His wristcomp pinged and he pushed himself from under the triangular gravcar. The grainy hologram of a kzin with black markings lost in dark orange, almost chocolate, fur, beamed out of his wristcomp. Its piercing amber eyes scrutinized him for a long second.
It took just as long for Dan to place this savage-looking face. “My God, I haven’t heard from you in ages! Where the tanj have you been?”
“I’m out in the Raoneer wilderness, hunting and providing medical care for other kzinti out here.”
“All that academic excellence back at the crèche and you’ve gone bushcat!” Dan couldn’t suppress a smile.
“I need your help. I’ve just got word that a kzinti warship was sighted in our neighborhood. Can you verify that claim?”
“Yeah, there are media rumors circulating that a scout ship was detected in our system. Anyone with any sense knows that’s got to be false because our planet is not a cinder.”
“Agreed.”
Dan could hear his old friend panting like a thirsty dog. “But something’s got the A.T. Triumvirate all in a huff.”
“Word from Ceezarr’s mansion says the ship is incapacitated.”
“Is this why you called me?”
“I want to pounce on it, but I’m going to need your help. I need all the information the Triumvirate has on the ship and I need an engineer once I get to it.”
“Whoa, I’d love to get my hands on a modern warship with technology one hundred years ahead of anything we’ve got in this miserable marooned colony, but the risks seem a bit too high. I’d hate to be the guy that points the Patriarchy to our doorstep.”
“I believe the risk is acceptable. I plan to fly the barge my father has set up as a useless museum piece and tow the derelict back here. Will you join me?”
“Come on, I haven’t see you in years. I don’t even know what you’re called now! And you drop this on my lap all of a sudden?”
“My provisional name is Healer-of-Hunters. I don’t have any other friends. You’re an engineer and you have poor judgment. I figured you’d leap at the chance to sink your blunt little nails into state-of-the-art technology.”
“Nice to meet you, Healer-of-Hunters. What do bushcats care about advanced technology?”
“Absolutely nothing. You can have the ship and open it up like a fresh kill.”
“So why are you so interested in this ship?”
“Do not worry about that.”
“Dishonesty comes across as stiff and unnatural on kzinti. You lack the neurological architecture to shamelessly lie.”
“I’m sorry. I was informed you worked at Harp University’s engineering department, not in neural science.” Healer’s ears rippled at his own joke and Dan imagined his tail whipping around. “Besides, I’m not lying. I’m withholding information.”
“Sarcasm? Humans are ruining a proud and unflappable species!”
“Will you help me? If not, I’ll do it alone, but the odds of success will be greatly reduced.”
“I don’t know, you’re not exactly convincing me to give up my cushy life as a researcher to go on a potentially world-devastating endeavor.”

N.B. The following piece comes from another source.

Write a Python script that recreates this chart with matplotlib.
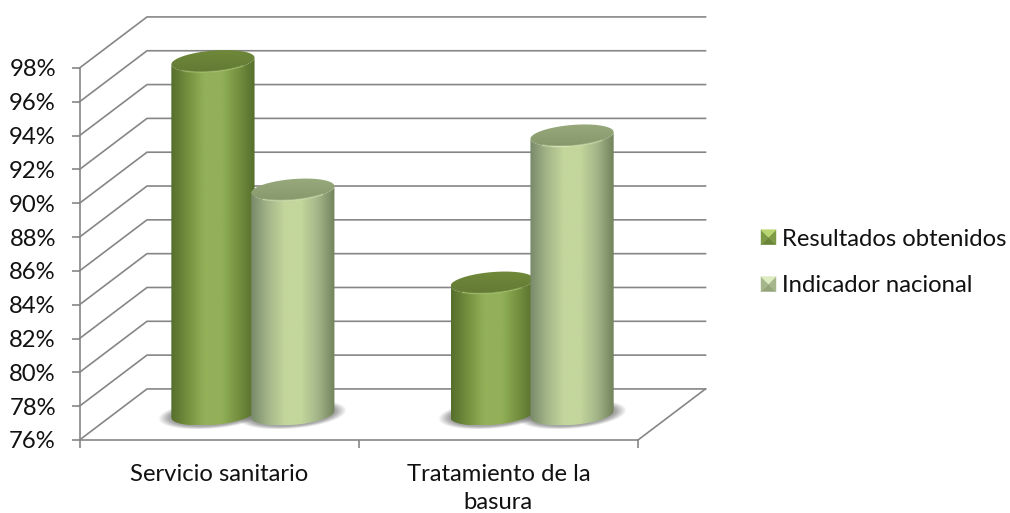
import matplotlib
matplotlib.use("Agg")
import matplotlib.pyplot as plt
import numpy as np
from matplotlib.colors import LinearSegmentedColormap
from matplotlib.legend_handler import HandlerBase
from matplotlib.patches import Patch, Polygon

plt.rcParams["font.family"] = ["Lato", "DejaVu Sans"]

categories = ["Servicio sanitario", "Tratamiento de la\nbasura"]
series_names = ["Resultados obtenidos", "Indicador nacional"]
resultados = [96.9, 83.8]
indicador = [89.3, 92.5]
y_ticks = list(range(76, 100, 2))

GRID = "#868686"
TEXT = "#111111"
FONT = 17.2

# one entry per series: body gradient, cap gradient, cap rim, legend bevel
DARK = {
    "body": ["#556e2c", "#75903f", "#93b059", "#93b059", "#75903f", "#556e2c"],
    "cap": ["#627a34", "#70893a"],
    "rim": "#a9c86c",
    "bevel": ["#b9d56f", "#7d9a45", "#6b8538", "#7d9a45"],
}
LIGHT = {
    "body": ["#78896a", "#a3b588", "#c3d69b", "#c3d69b", "#a3b588", "#72835c"],
    "cap": ["#87996c", "#98aa7c"],
    "rim": "#d6e6b0",
    "bevel": ["#dcebc0", "#a5b78a", "#93a579", "#a5b78a"],
}

# fake 3d: how far the back wall is shifted from the front, in data units
DEPTH_X = 0.2417
DEPTH_Y = 3.02
BAR_W = 0.298
BAR_STEP = 0.143
CAP_B = 0.62
CAP_TILT = 0.2


def ellipse(cx, cy, t):
    a = BAR_W / 2
    return np.column_stack([cx + a * np.cos(t), cy + CAP_B * np.sin(t) + CAP_TILT * np.cos(t)])


def grad_fill(ax, xy, colors, horizontal=True, zorder=3):
    cmap = LinearSegmentedColormap.from_list("g", colors)
    ramp = np.linspace(0, 1, 256)
    data = ramp[None, :] if horizontal else ramp[:, None]
    extent = (xy[:, 0].min(), xy[:, 0].max(), xy[:, 1].min(), xy[:, 1].max())
    im = ax.imshow(data, cmap=cmap, extent=extent, aspect="auto", origin="lower", zorder=zorder)
    im.set_clip_path(Polygon(xy, transform=ax.transData))
    im.set_clip_box(ax.figure.bbox)


def cylinder(ax, cx, value, style, zorder):
    base_y = 76 + DEPTH_Y / 2
    top_y = value + DEPTH_Y / 2
    lower = np.linspace(np.pi, 2 * np.pi, 80)
    full = np.linspace(0, 2 * np.pi, 160)
    body = np.vstack([ellipse(cx, base_y, lower), ellipse(cx, top_y, lower[::-1])])
    grad_fill(ax, body, style["body"], zorder=zorder)
    grad_fill(ax, ellipse(cx, top_y, full), style["cap"], horizontal=False, zorder=zorder + 0.1)
    rim = ellipse(cx, top_y, np.linspace(1.25 * np.pi, 1.75 * np.pi, 60))
    ax.plot(rim[:, 0], rim[:, 1], color=style["rim"], lw=1.3, alpha=0.45,
            clip_on=False, zorder=zorder + 0.2)


def shadow(ax, cx, zorder=2):
    # soft grey blob under one cylinder
    half_w = 0.195
    half_h = 0.85
    yy, xx = np.mgrid[-1:1:80j, -1:1:200j]
    r = np.sqrt(xx ** 2 + (yy - 0.3 * xx) ** 2)
    rgba = np.zeros(r.shape + (4,))
    rgba[..., :3] = 0.42
    rgba[..., 3] = np.clip((1 - r) * 3, 0, 0.6)
    cy = 76 + DEPTH_Y / 2
    im = ax.imshow(rgba, extent=(cx - half_w, cx + half_w, cy - half_h, cy + half_h),
                   aspect="auto", origin="lower", zorder=zorder)
    im.set_clip_box(ax.figure.bbox)


class BevelHandler(HandlerBase):
    def create_artists(self, legend, orig_handle, xdescent, ydescent, width, height, fontsize, trans):
        s = 15 * 0.72
        x0 = -xdescent
        y0 = -ydescent + (height - s) / 2
        pts = np.array([[x0, y0], [x0 + s, y0], [x0 + s, y0 + s], [x0, y0 + s]])
        mid = pts.mean(axis=0)
        order = [(0, 1), (1, 2), (3, 0), (3, 2)]  # bottom, right, left, top last
        colors = [orig_handle.bevel[2], orig_handle.bevel[1], orig_handle.bevel[3], orig_handle.bevel[0]]
        out = []
        for (a, b), c in zip(order, colors):
            out.append(Polygon([pts[a], pts[b], mid], facecolor=c, edgecolor=c, lw=0.3, transform=trans))
        return out


fig = plt.figure(figsize=(10.1, 5.13), dpi=100)
ax = fig.add_axes([79.5 / 1010, (513 - 440) / 513, 558.5 / 1010, 372 / 513])
ax.set_autoscale_on(False)
ax.set_xlim(0, 2)
ax.set_ylim(76, 98)

# back wall grid and the slanted side wall lines
for v in y_ticks:
    ax.plot([0, DEPTH_X, 2 + DEPTH_X], [v, v + DEPTH_Y, v + DEPTH_Y], color=GRID, lw=1.2,
            clip_on=False, zorder=1)
ax.plot([2, 2 + DEPTH_X], [76, 76 + DEPTH_Y], color=GRID, lw=1.2, clip_on=False, zorder=1)

centers = np.array([0.5, 1.5]) + DEPTH_X / 2
for i, c in enumerate(centers):
    shadow(ax, c - BAR_STEP)
    shadow(ax, c + BAR_STEP)
    cylinder(ax, c - BAR_STEP, resultados[i], DARK, 3)
    cylinder(ax, c + BAR_STEP, indicador[i], LIGHT, 4)

ax.set_xlim(0, 2)
ax.set_ylim(76, 98)

for side in ["top", "right"]:
    ax.spines[side].set_visible(False)
for side in ["left", "bottom"]:
    ax.spines[side].set_color(GRID)
    ax.spines[side].set_linewidth(1.2)
    ax.spines[side].set_zorder(1.5)

ax.set_yticks(y_ticks)
ax.set_yticklabels([f"{v}%" for v in y_ticks], fontsize=FONT, color=TEXT)
ax.tick_params(axis="y", length=6, width=1.2, color=GRID, pad=11)
ax.set_xticks([0, 1, 2])
ax.set_xticklabels([])
ax.tick_params(axis="x", which="major", length=6, width=1.2, color=GRID)
ax.set_xticks([0.5, 1.5], minor=True)
ax.set_xticklabels(categories, minor=True, fontsize=FONT, color=TEXT, linespacing=1.45)
ax.tick_params(axis="x", which="minor", length=0, pad=17)
ax.patch.set_alpha(0)

handles = []
for name, style in zip(series_names, [DARK, LIGHT]):
    h = Patch(label=name)
    h.bevel = style["bevel"]
    handles.append(h)
leg = ax.legend(handles=handles, handler_map={Patch: BevelHandler()}, frameon=False, fontsize=FONT,
                loc="center left", bbox_to_anchor=(761 / 1010, (513 - 262.5) / 513),
                bbox_transform=fig.transFigure, handlelength=0.63, handletextpad=0.25,
                labelspacing=1.08, borderpad=0, borderaxespad=0)
for t in leg.get_texts():
    t.set_color(TEXT)

fig.savefig("out.png", dpi=100)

“Remember back when we were kits and you used your monkey wiles to talk me into eating Mrs. Davis’ pug. I didn’t question you, I simply attacked. I need you to attack.”
“I remember your dad tore you up when she showed up at his mansion blubbering. Was it really worth it?”
He absently licked his lips. “Oh yes, that plump little dog was utterly delicious.”
“Alright, who am I to argue with a million years of kzinti killer instinct?”
“Can you get an audience with the Triumvirate?”
“With a name like Guthlac? I’ll be sipping tea with them by noon.”
“How much time do you need to get the information and get to Shrawl’ta?”
“Give me four hours.”
“That fast?”
“I have a very fast car.”
The bushcat abruptly cut off the transmission.